The collegiate team structure really allows individuals to develop their ideas and skills through exposure to many different aspects of the machine learning work. Our flat structure is one of the best features of our process and creates an environment where everyone’s ideas are equal as well as equally scrutinised. We can rapidly progress through to focus on just the best two or three ideas.
It turns out the Goldilocks number is usually to examine three ideas initially. One is definitely too few, four is definitely too many. Again, this initial decision gate may be very quick, as we have all the relevant data science, modelling, visualisation and machine learning engineers in the team to assess the relevant machine learning and architectural concerns and move it through the gates.

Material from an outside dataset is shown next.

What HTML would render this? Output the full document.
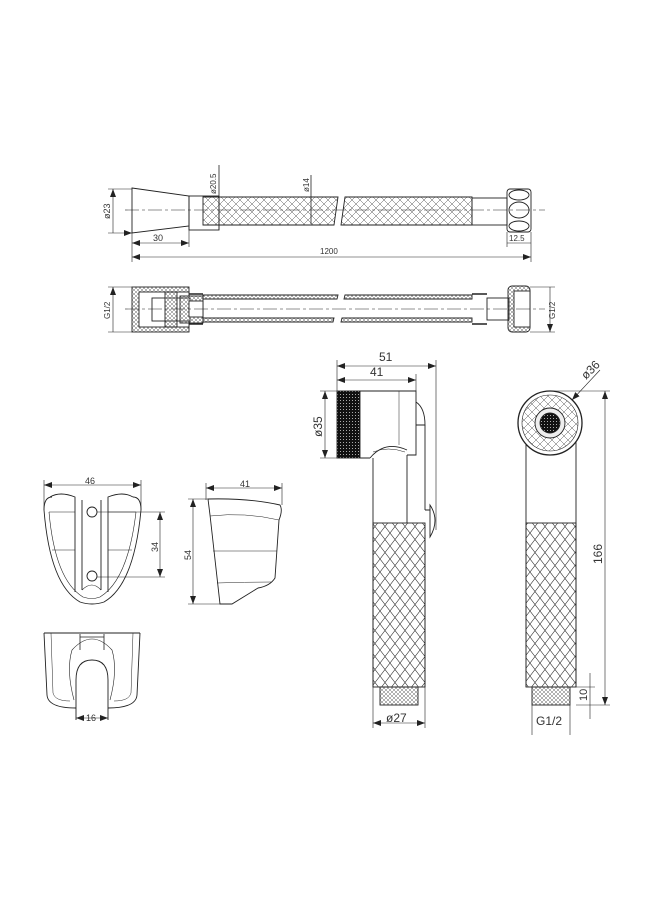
<!DOCTYPE html>
<html><head><meta charset="utf-8"><style>
html,body{margin:0;padding:0;background:#fff}
svg{display:block}
text{font-family:"Liberation Sans",sans-serif;fill:#333}
</style></head><body>
<svg width="660" height="900" viewBox="0 0 660 900" xmlns="http://www.w3.org/2000/svg">
<defs>
<pattern id="x" width="8" height="8" patternUnits="userSpaceOnUse">
<path d="M0 0L8 8M8 0L0 8" stroke="#555" stroke-width="0.5"/>
</pattern>
<pattern id="k" width="10" height="13" patternUnits="userSpaceOnUse">
<path d="M0 0L10 13M10 0L0 13" stroke="#333" stroke-width="0.6"/>
</pattern>
<pattern id="s" width="4" height="4" patternUnits="userSpaceOnUse">
<path d="M0 0L4 4M4 0L0 4" stroke="#666" stroke-width="0.5"/>
</pattern>
<pattern id="d" width="3" height="3" patternUnits="userSpaceOnUse">
<rect width="3" height="3" fill="#111"/><rect x="1" y="1" width="1" height="1" fill="#aaa"/>
</pattern>
<marker id="a" markerWidth="8" markerHeight="6" refX="8" refY="3" orient="auto-start-reverse" markerUnits="userSpaceOnUse"><path d="M0 0L8 3L0 6z" fill="#222"/></marker>
</defs>
<g fill="none" stroke="#222" stroke-width="0.9">
<!-- TOP HOSE -->
<path d="M132 188L189 196L189 226L132 233Z"/>
<rect x="189" y="196" width="30" height="34"/>
<path d="M203 197H338L334 225H203Z" fill="url(#x)"/>
<path d="M345 197H472V225H341Z" fill="url(#x)"/>
<rect x="472" y="198" width="35" height="27"/>
<rect x="507" y="189" width="24" height="43" rx="3"/>
<ellipse cx="519" cy="195" rx="10" ry="5"/><ellipse cx="519" cy="210" rx="10" ry="8"/><ellipse cx="519" cy="226" rx="10" ry="5"/>
<path d="M125 210H545" stroke-dasharray="14 3 3 3" stroke-width="0.6"/>
<path d="M113 189V233M108 189H132M108 233H132" stroke-width="0.6" marker-start="url(#a)" marker-end="url(#a)"/>
<path d="M132 243H189" stroke-width="0.6" marker-start="url(#a)" marker-end="url(#a)"/>
<path d="M132 257H531" stroke-width="0.6" marker-start="url(#a)" marker-end="url(#a)"/>
<path d="M132 233V262M189 226V247M531 232V262M507 232V247" stroke-width="0.6"/>
<path d="M507 243H531" stroke-width="0.6"/>
<path d="M219 165V230" stroke-width="0.8"/>
<path d="M311 175V224" stroke-width="0.8"/>
<!-- SECOND HOSE -->
<rect x="132" y="287" width="57" height="45" fill="url(#s)"/>
<rect x="139" y="292" width="50" height="35" fill="#fff"/>
<rect x="152" y="298" width="38" height="23" fill="#fff"/>
<rect x="165" y="292" width="12" height="35" fill="url(#s)"/>
<rect x="180" y="296" width="23" height="27" fill="url(#s)"/>
<rect x="189" y="301" width="14" height="16" fill="#fff"/>
<path d="M203 295H338L337 299H203ZM203 318H334L333 322H203Z" fill="url(#s)"/>
<path d="M345 295H472V299H344ZM342 318H472V322H341Z" fill="url(#s)"/>
<path d="M189 294H203M189 324H203M472 294H487M472 324H487" stroke-width="1.6"/>
<rect x="487" y="298" width="22" height="22"/>
<rect x="508" y="286" width="22" height="46" rx="4" fill="url(#s)"/>
<rect x="514" y="291" width="16" height="36" fill="#fff"/>
<path d="M125 309H545" stroke-dasharray="14 3 3 3" stroke-width="0.6"/>
<path d="M113 287V332M550 287V332" stroke-width="0.6" marker-start="url(#a)" marker-end="url(#a)"/>
<path d="M108 287H132M108 332H132M530 287H555M530 332H555" stroke-width="0.6"/>
<!-- SPRAYER SIDE -->
<path d="M337 366H436" stroke-width="0.6" marker-start="url(#a)" marker-end="url(#a)"/>
<path d="M337 380H416" stroke-width="0.6" marker-start="url(#a)" marker-end="url(#a)"/>
<path d="M337 360V391M416 374V391M436 360V530" stroke-width="0.6"/>
<rect x="337" y="391" width="23" height="67" fill="url(#d)"/>
<path d="M360 391H416V455H407M360 458H370"/>
<path d="M399 391V445" stroke-width="0.5"/>
<path d="M370 458Q385 440 407 450"/>
<path d="M373 452Q388 446 405 452" stroke-width="0.5"/>
<path d="M416 402Q425 408 425 425H416"/>
<path d="M373 458V687M407 455V523M425 425V510M425 535V687"/>
<rect x="373" y="523" width="52" height="164" fill="url(#k)"/>
<path d="M425 510H430M430 505Q440 520 430 537Z" fill="#fff"/>
<rect x="380" y="687" width="38" height="18" fill="url(#s)"/>
<path d="M325 391V458" stroke-width="0.6" marker-start="url(#a)" marker-end="url(#a)"/>
<path d="M320 391H337M320 458H337" stroke-width="0.6"/>
<path d="M373 723H425" stroke-width="0.6" marker-start="url(#a)" marker-end="url(#a)"/>
<path d="M373 687V728M425 687V728" stroke-width="0.6"/>
<!-- SPRAYER FRONT -->
<path d="M526 440V687M576 440V687"/>
<path d="M526 440Q550 470 576 440" stroke-width="0.6"/>
<circle cx="550" cy="423" r="32" fill="#fff" stroke-width="1.3"/>
<circle cx="550" cy="423" r="28" fill="url(#x)" stroke-width="0.6"/>
<circle cx="550" cy="423" r="15" fill="#eee"/>
<circle cx="550" cy="423" r="10" fill="url(#d)"/>
<rect x="526" y="523" width="50" height="164" fill="url(#k)"/>
<rect x="532" y="687" width="38" height="18" fill="url(#s)"/>
<path d="M572 400L600 370" stroke-width="0.6" marker-start="url(#a)"/>
<path d="M550 391H610M576 705H610M576 687H595" stroke-width="0.6"/>
<path d="M605 391V705" stroke-width="0.6" marker-start="url(#a)" marker-end="url(#a)"/>
<path d="M590 673V687M590 719V705M590 687V705" stroke-width="0.6"/>
<path d="M532 705V735M570 705V735" stroke-width="0.6"/>
<!-- HOLDER FRONT -->
<path d="M44 485H141" stroke-width="0.6" marker-start="url(#a)" marker-end="url(#a)"/>
<path d="M44 480V510M141 480V510" stroke-width="0.6"/>
<path d="M50 497Q60 491 75 497V500M133 497Q123 491 108 497V500"/>
<path d="M44 510Q44 497 52 497M141 510Q141 497 133 497"/>
<path d="M44 510Q50 585 80 602Q92 606 104 602Q134 585 141 510"/>
<path d="M49 512Q55 580 83 597Q92 600 100 597Q128 580 136 512" stroke-width="0.6"/>
<path d="M75 500V592M82 500V590M101 500V590M108 500V592"/>
<path d="M82 590Q92 580 101 590" stroke-width="0.6"/>
<path d="M49 512H75M108 512H136M52 550H75M108 550H132" stroke-width="0.5"/>
<circle cx="92" cy="512" r="5"/><circle cx="92" cy="576" r="5"/>
<path d="M97 512H165M97 577H165" stroke-width="0.6"/>
<path d="M160 512V577" stroke-width="0.6" marker-start="url(#a)" marker-end="url(#a)"/>
<!-- HOLDER SIDE -->
<path d="M206 488H282" stroke-width="0.6" marker-start="url(#a)" marker-end="url(#a)"/>
<path d="M206 483V500M282 483V505" stroke-width="0.6"/>
<path d="M193 499V604" stroke-width="0.6" marker-start="url(#a)" marker-end="url(#a)"/>
<path d="M188 499H208M188 604H222" stroke-width="0.6"/>
<path d="M208 499Q250 498 280 505Q283 510 279 520L275 578Q270 586 258 588Q245 596 232 604H220L210 515Z"/>
<path d="M210 516Q245 512 279 520M213 551H277M217 583Q245 582 272 582" stroke-width="0.5"/>
<!-- HOLDER BOTTOM -->
<path d="M44 633H140M44 633L47 695Q48 708 76 708M140 633L137 695Q136 708 108 708"/>
<path d="M51 633L53 693Q55 701 70 701M133 633L131 693Q129 701 114 701" stroke-width="0.5"/>
<path d="M80 634V650M104 634V650M80 637H104" stroke-width="0.8"/>
<path d="M76 720V680Q76 660 92 660Q108 660 108 680V720"/>
<path d="M72 650Q92 628 112 650Q118 670 110 700M72 650Q66 670 74 700" stroke-width="0.6"/>
<path d="M76 718H108" stroke-width="0.6" marker-start="url(#a)" marker-end="url(#a)"/>
</g>
<g font-size="9">
<text transform="translate(110 219) rotate(-90)">ø23</text>
<text x="153" y="241">30</text>
<text x="320" y="254" font-size="8">1200</text>
<text x="509" y="241" font-size="8">12.5</text>
<text transform="translate(216 194) rotate(-90)" font-size="8">ø20.5</text>
<text transform="translate(309 192) rotate(-90)" font-size="8">ø14</text>
<text transform="translate(110 319) rotate(-90)" font-size="8">G1/2</text>
<text transform="translate(555 319) rotate(-90)" font-size="8">G1/2</text>
<text x="379" y="361" font-size="12">51</text>
<text x="370" y="376" font-size="12">41</text>
<text transform="translate(322 437) rotate(-90)" font-size="12">ø35</text>
<text x="386" y="722" font-size="12">ø27</text>
<text transform="translate(586 380) rotate(-45)" font-size="12">ø36</text>
<text transform="translate(602 564) rotate(-90)" font-size="12">166</text>
<text transform="translate(587 701) rotate(-90)" font-size="11">10</text>
<text x="536" y="725" font-size="12">G1/2</text>
<text x="85" y="484">46</text>
<text x="240" y="487">41</text>
<text transform="translate(191 560) rotate(-90)">54</text>
<text transform="translate(158 552) rotate(-90)">34</text>
<text x="86" y="721">16</text>
</g>
</svg>
</body></html>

In the diagram, we are showing a logical series of gates progressing smoothly from ideation to production, in a smooth cognitive ladder. In fact, the machine learning process is often shaped like a bush – we have clusters of data and innovation – that don’t flow smoothly in a linear progression but do give us the insight we need to feed into the next iteration.
Setting the framework for this innovation is tough.
Without all the building blocks, real-time reliable streaming data, relentless focus on achieving clean data, and a complete focus on early thin-slice experimentation as a series of mini- POCs, you don’t have any ability to perform the data science, let alone create the innovation framework needed to ensure you’re solving the right problems.
We’re still improving our process over time as our product priorities change. Without clearly thinking through your own process, and understanding the unique composition of your team, you’re highly unlikely to succeed by simply applying someone else’s playbook.